Du point de vue de la fédération, le colonialisme est inhérent à l’exploitation économique, dés lors le combat pour décoloniser l’enseignement est imbriqué dans la lutte pour un enseignement gratuit et accessible à tous. Selon Le Grange, le modèle de programme dans les universités à travers le monde est basé sur le modèle entrepreneurial développé par Frank Taylor (1911). Effectivement, ce que Taylor désigne comme étant le système industriel qui permet d’atteindre des productions spécifiques a été adapté aux modèles de programmes universitaires pensés par les pédagogues de l’efficacité tels que Bobitt Franklin. Selon lui, le programme doit répondre aux besoins de l’individu et aux besoins de la société industrielle : « on ne doit pas apprendre aux gens ce qu’ils ne vont pas utiliser ». Le programme est considéré comme un outil de production pensé dans l’alignement du système économique.

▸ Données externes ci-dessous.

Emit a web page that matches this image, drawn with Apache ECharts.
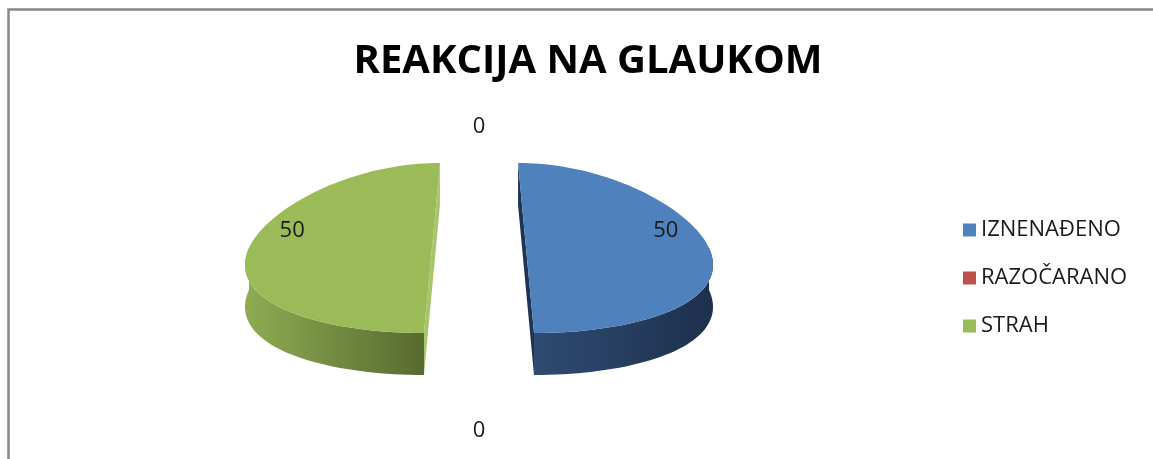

Décoloniser l’institution universitaire revient à repenser le système dans son ensemble. Selon Achille Mbembe, décoloniser c’est inverser la marchandisation et sortir du cercle qui considère l’étudiant comme un client consommateur. Il est donc important de réfléchir la décolonisation au regard des effets pervers du capitalisme.

« Dans la plupart des pays d’Europe, on est dans le déni. On ne veut pas avoir affaire à ces traces d’un passé qui n’est pas entièrement passé. Pourtant le futur de la démocratie en Europe dépendra de la capacité des sociétés européennes à s’auto-décolonialiser ». [5]

[1Revue Mouvements, Décoloniser les savoirs, La découverte, 2012.

[2Capucine Boidin et Fatima Hurtado Lopez, Philosophie de la libération et courant décolonial, 2009, p 17-22.

[3L. Le Grange « Decolonising the university curriculum », Faculty of education, university of Stellenbosch, South african journal of higher education, volume30, number 2, 2016, 1-12.

[4Ernst Wolff, « décoloniser la philosophie. Autour des contestations universitaires en Afrique du Sud », La vie des idées, 28 octobre 2016.

[5Achille Joseph Mbembe, Decolonising the university : new directions », Arts et Humanities is higher Education, 2016, Vol 15(1) p. 29-45.